No hace tanto discutíamos sobre la pertinencia o no de la entrada de Turquía en la Unión Europea. Aquellos debates parecen ahora formar parte del pasado remoto. Turquía, bajo la égida de Recep Tayyip Erdogan, se aleja cada vez más del sueño laicista de Ataturk y aspira, también cada vez con mayor determinación, a recuperar el papel que el Imperio otomano desempeñó hasta su final hace ahora un siglo. La noticia del proyecto para construir la mezquita más grande de Europa en Bucarest con financiación del gobierno turco confirma la actualidad del mito otomano como catalizador ideológico de la Turquía contemporánea.

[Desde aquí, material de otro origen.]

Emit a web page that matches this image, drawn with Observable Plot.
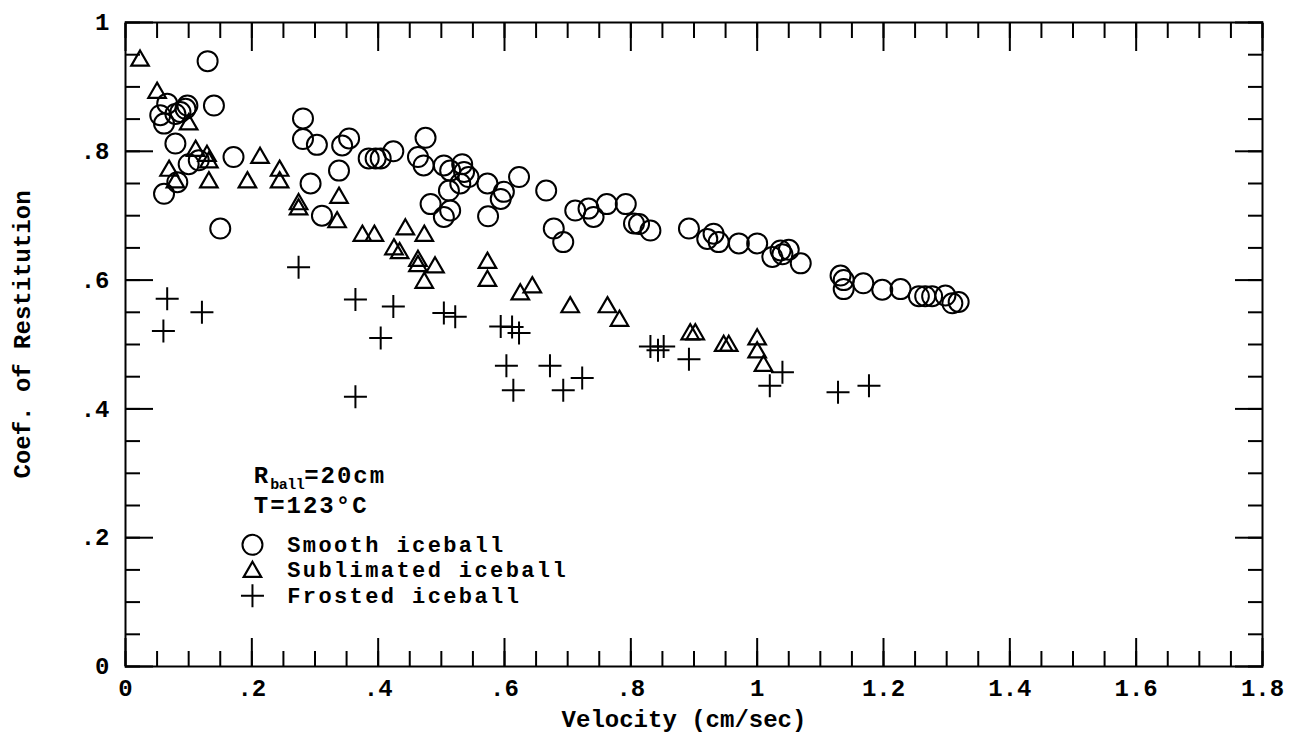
<!DOCTYPE html>
<html>
<head>
<meta charset="utf-8">
<script src="https://cdn.jsdelivr.net/npm/d3@7"></script>
<script src="https://cdn.jsdelivr.net/npm/@observablehq/plot@0.6"></script>
<style>
  html, body { margin: 0; padding: 0; background: #fff; }
  #chart svg { display: block; }
</style>
</head>
<body>
<div id="chart"></div>
<script>
// ---- Data ----
const smoothVelocity = [0.13,0.066,0.098,0.14,0.055,0.061,0.079,0.087,0.095,0.079,0.10,0.116,0.171,0.082,0.061,0.15,
  0.281,0.281,0.303,0.343,0.354,0.338,0.293,0.311,0.385,0.396,0.404,0.424,
  0.475,0.463,0.472,0.504,0.514,0.533,0.536,0.543,0.512,0.53,0.483,0.514,0.504,0.573,0.599,0.594,0.623,0.574,0.666,0.678,0.693,
  0.712,0.733,0.741,0.762,0.792,0.805,0.813,0.831,0.892,
  0.921,0.931,0.939,0.971,1.0,1.024,1.037,1.05,1.04,1.069,
  1.132,1.137,1.137,1.168,1.198,1.227,1.256,1.266,1.277,1.298,1.309,1.319];
const smoothCoef = [0.94,0.874,0.871,0.871,0.856,0.843,0.858,0.861,0.866,0.812,0.78,0.786,0.791,0.752,0.734,0.68,
  0.851,0.819,0.81,0.809,0.82,0.77,0.75,0.70,0.789,0.789,0.789,0.80,
  0.821,0.791,0.778,0.778,0.77,0.78,0.768,0.76,0.739,0.75,0.718,0.708,0.698,0.75,0.737,0.726,0.76,0.699,0.739,0.68,0.659,
  0.708,0.711,0.698,0.718,0.718,0.688,0.687,0.677,0.68,
  0.664,0.672,0.659,0.657,0.657,0.636,0.646,0.647,0.64,0.626,
  0.607,0.60,0.586,0.595,0.585,0.586,0.575,0.575,0.575,0.576,0.564,0.566];

const sublimatedVelocity = [0.023,0.05,0.10,0.111,0.129,0.132,0.069,0.079,0.132,0.193,0.213,0.244,0.244,0.274,0.274,
  0.338,0.335,0.375,0.394,0.425,0.434,0.443,0.473,0.463,0.463,0.49,0.473,0.573,0.573,0.625,0.644,
  0.704,0.763,0.782,0.894,0.902,0.947,0.955,1.0,1.0,1.01];
const sublimatedCoef = [0.944,0.894,0.845,0.804,0.796,0.786,0.773,0.755,0.755,0.755,0.793,0.773,0.755,0.721,0.713,
  0.731,0.693,0.672,0.672,0.651,0.645,0.682,0.672,0.633,0.625,0.623,0.599,0.63,0.602,0.581,0.592,
  0.561,0.561,0.54,0.519,0.519,0.501,0.501,0.511,0.491,0.47];

const frostedVelocity = [0.066,0.06,0.121,0.274,0.364,0.364,0.404,0.424,0.504,0.522,0.594,0.612,0.623,0.603,0.614,
  0.672,0.693,0.723,0.831,0.843,0.852,0.892,1.02,1.04,1.128,1.177];
const frostedCoef = [0.571,0.521,0.55,0.62,0.57,0.419,0.51,0.559,0.549,0.543,0.528,0.527,0.518,0.467,0.429,
  0.467,0.429,0.448,0.497,0.491,0.497,0.477,0.436,0.457,0.426,0.436];

const xMajorTicks = [0, 0.2, 0.4, 0.6, 0.8, 1, 1.2, 1.4, 1.6, 1.8];
const yMajorTicks = [0, 0.2, 0.4, 0.6, 0.8, 1];
const xMinorTicks = d3.range(0, 1.8001, 0.05);
const yMinorTicks = d3.range(0, 1.0001, 0.05);

const xTitle = "Velocity (cm/sec)";
const yTitle = "Coef. of Restitution";
const legendLabels = ["Smooth iceball", "Sublimated iceball", "Frosted iceball"];
const annotationLines = ["R_ball=20cm", "T=123°C"];
const annotationX = 0.203;
const annotationY = [0.297, 0.250];
const legendSymbolX = 0.201;
const legendTextX = 0.256;
const legendY = [0.189, 0.150, 0.110];

// ---- Build tables ----
const zip = (xs, ys) => xs.map((v, i) => ({v, e: ys[i]}));
const smooth = zip(smoothVelocity, smoothCoef);
const sublimated = zip(sublimatedVelocity, sublimatedCoef);
const frosted = zip(frostedVelocity, frostedCoef);

const plusSymbol = {
  draw(ctx, size) {
    const r = Math.sqrt(size / Math.PI);
    ctx.moveTo(-r, 0); ctx.lineTo(r, 0);
    ctx.moveTo(0, -r); ctx.lineTo(0, r);
  }
};

const FONT = "Liberation Mono, DejaVu Sans Mono, monospace";
const fmt = d => d === 0 ? "0" : (d < 1 ? String(+d.toFixed(2)).replace(/^0\./, ".") : String(+d.toFixed(2)));
const blank = () => "";

const tickStyle = {stroke: "black", strokeWidth: 2, tickFormat: blank, label: null};
const textStyle = {fill: "black", fontWeight: "bold"};

const chart = Plot.plot({
  width: 1291,
  height: 736,
  marginLeft: 125,
  marginRight: 29,
  marginTop: 22,
  marginBottom: 70,
  style: {fontFamily: FONT, background: "white", color: "black"},
  x: {domain: [0, 1.8], label: null},
  y: {domain: [0, 1], label: null},
  marks: [
    // inward minor & major ticks on all four sides
    Plot.axisX(xMinorTicks, {anchor: "bottom", tickSize: -15, ...tickStyle}),
    Plot.axisX(xMinorTicks, {anchor: "top", tickSize: -15, ...tickStyle}),
    Plot.axisX(xMajorTicks, {anchor: "bottom", tickSize: -28, ...tickStyle}),
    Plot.axisX(xMajorTicks, {anchor: "top", tickSize: -28, ...tickStyle}),
    Plot.axisY(yMinorTicks, {anchor: "left", tickSize: -15, ...tickStyle}),
    Plot.axisY(yMinorTicks, {anchor: "right", tickSize: -15, ...tickStyle}),
    Plot.axisY(yMajorTicks, {anchor: "left", tickSize: -28, ...tickStyle}),
    Plot.axisY(yMajorTicks, {anchor: "right", tickSize: -28, ...tickStyle}),
    // tick labels
    Plot.axisX(xMajorTicks, {anchor: "bottom", tickSize: 0, tickPadding: 12, tickFormat: fmt, fontSize: 24, label: null, ...textStyle}),
    Plot.axisY(yMajorTicks, {anchor: "left", tickSize: 0, tickPadding: 16, tickFormat: fmt, fontSize: 24, label: null, ...textStyle}),
    Plot.frame({stroke: "black", strokeWidth: 2}),
    // axis titles
    Plot.text([xTitle], {text: d => d, frameAnchor: "bottom", textAnchor: "middle", lineAnchor: "middle", dx: -10, dy: 53, fontSize: 24, ...textStyle}),
    Plot.text([yTitle], {text: d => d, frameAnchor: "left", textAnchor: "middle", lineAnchor: "middle", dx: -103, dy: -10, rotate: -90, fontSize: 24, ...textStyle}),
    // data
    Plot.dot(smooth, {x: "v", y: "e", r: 10, stroke: "black", fill: "none", strokeWidth: 2}),
    Plot.dot(sublimated, {x: "v", y: "e", symbol: "triangle", r: 6.5, dy: 2, stroke: "black", fill: "none", strokeWidth: 2.2}),
    Plot.dot(frosted, {x: "v", y: "e", symbol: plusSymbol, r: 11.5, stroke: "black", fill: "none", strokeWidth: 2}),
    // annotation
    Plot.text(annotationLines, {x: () => annotationX, y: (d, i) => annotationY[i], text: d => d, textAnchor: "start", fontSize: 24, ...textStyle}),
    // legend
    Plot.dot([legendLabels[0]], {x: () => legendSymbolX, y: () => legendY[0], r: 10, stroke: "black", fill: "none", strokeWidth: 2}),
    Plot.dot([legendLabels[1]], {x: () => legendSymbolX, y: () => legendY[1], symbol: "triangle", r: 6.5, dy: 2, stroke: "black", fill: "none", strokeWidth: 2.2}),
    Plot.dot([legendLabels[2]], {x: () => legendSymbolX, y: () => legendY[2], symbol: plusSymbol, r: 11.5, stroke: "black", fill: "none", strokeWidth: 2}),
    Plot.text(legendLabels, {x: () => legendTextX, y: (d, i) => legendY[i], text: d => d, textAnchor: "start", fontSize: 22, ...textStyle})
  ]
});

// letter spacing for legend and annotation texts; subscript for R_ball
const ns = "http://www.w3.org/2000/svg";
chart.querySelectorAll("text").forEach(t => {
  const s = t.textContent;
  if (legendLabels.includes(s)) t.setAttribute("letter-spacing", "2.4");
  if (s === "T=123°C") t.setAttribute("letter-spacing", "2");
  if (s === "R_ball=20cm") {
    t.textContent = "";
    t.setAttribute("letter-spacing", "2");
    const a = document.createElementNS(ns, "tspan"); a.textContent = "R";
    const b = document.createElementNS(ns, "tspan"); b.textContent = "ball";
    b.setAttribute("font-size", "15"); b.setAttribute("dy", "6"); b.setAttribute("letter-spacing", "-0.5");
    const c = document.createElementNS(ns, "tspan"); c.textContent = "=20cm"; c.setAttribute("dy", "-6");
    t.append(a, b, c);
  }
});

document.getElementById("chart").append(chart);
</script>
</body>
</html>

El Imperio otomano, inmerso en una lenta decadencia, llegó a su fin como consecuencia de la primera guerra mundial, pero había llegado a abarcar desde Bosnia hasta el actual Iraq y de Rumanía hasta Argelia, reclamando la dignidad de califato, esto es, de primera autoridad en el mundo islámico. De su hundimiento nacería la Turquía moderna de la mano inflexible de Mustafá Kemal Ataturk, empeñado en dejar atrás el legado islámico otomano y en convertir a su país en un estado moderno al estilo occidental. El siglo xxi ha asistido al declinar constante de la idea kemalista, reducida a unos cuantos barrios de Estambul, y al paralelo ascenso de un islamismo de formas suaves, que ha aprendido a usar un envoltorio democrático, pero que no renuncia a su objetivo de islamizar la sociedad. En esta estrategia, la extensión de la influencia turca en los antiguos territorios otomanos es clave.

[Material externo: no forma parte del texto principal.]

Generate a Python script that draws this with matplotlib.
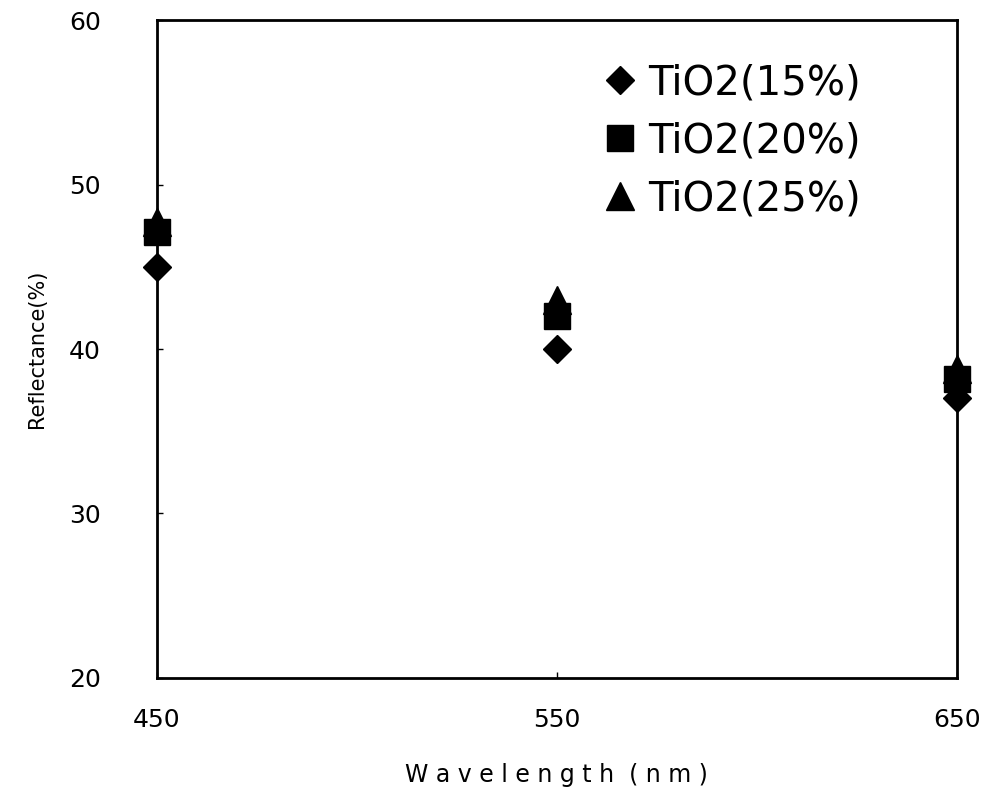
import matplotlib.pyplot as plt
import numpy as np

wavelength = [450, 550, 650]
tio2_15 = [45.0, 40.0, 37.0]
tio2_20 = [47.1, 42.0, 38.2]
tio2_25 = [47.7, 43.0, 38.8]

fig = plt.figure(figsize=(9.97, 8.07), dpi=100)
ax = fig.add_axes([0.157, 0.160, 0.803, 0.815])

# triangles drawn underneath the squares, like in the original
l3, = ax.plot(wavelength, tio2_25, '^', color='black', markersize=20, clip_on=False, zorder=3, label='TiO2(25%)')
l2, = ax.plot(wavelength, tio2_20, 's', color='black', markersize=19, clip_on=False, zorder=4, label='TiO2(20%)')
l1, = ax.plot(wavelength, tio2_15, 'D', color='black', markersize=14, clip_on=False, zorder=5, label='TiO2(15%)')

ax.set_xlim(450, 650)
ax.set_ylim(20, 60)
ax.set_xticks([450, 550, 650])
ax.set_yticks([20, 30, 40, 50, 60])
ax.tick_params(direction='in', length=4, width=1, labelsize=18)
ax.tick_params(axis='y', pad=40)
ax.tick_params(axis='x', pad=22)
for s in ax.spines.values():
    s.set_linewidth(2)

ax.set_xlabel('W a v e l e n g t h  ( n m )', fontsize=17)
ax.set_ylabel('Reflectance(%)', fontsize=15)
ax.xaxis.set_label_coords(0.5, -0.147)
ax.yaxis.set_label_coords(-0.149, 0.5)
ax.xaxis.label.set_va('center')
ax.yaxis.label.set_va('center')

leg = ax.legend(handles=[l1, l2, l3], loc='upper right', bbox_to_anchor=(0.925, 0.99),
                frameon=False, fontsize=29, handlelength=0.7, handletextpad=0.35,
                labelspacing=0.45, markerscale=1.0)

fig.savefig('out.png', dpi=100)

En este marco debe situarse el proyecto de construcción de la nueva mezquita en la capital de Rumanía, una iniciativa que difícilmente puede justificarse por las necesidades de culto de la pequeña comunidad musulmana rumana, de unas setenta mil personas, sobre una población total de 21 millones de habitantes. De hecho, la nueva mezquita en realidad será un complejo de 11.000 metros cuadrados que incluirá una universidad para seis mil alumnos. Es la misma política neo-otomana que ha llevado a Turquía a alimentar al Estado Islámico en Siria e Irak con el objetivo de hacer caer a Bashar el Assad, que cuenta con el apoyo de la otra gran potencia regional, la chiíta Irán. Cuestión distinta es que la criatura les haya salido respondona e incluso muerda la mano de quien la había criado, algo que también podría suceder con la futura mega mezquita de Bucarest que, aunque no entre en los cálculos de Erdogan, bien podría convertirse en un centro de difusión salafista. La situación en Bosnia, adonde están regresando centenares de ex combatientes del Estado Islámico, constituye una seria alerta sobre las consecuencias que podría tener en el futuro la creciente presencia musulmana en Europa.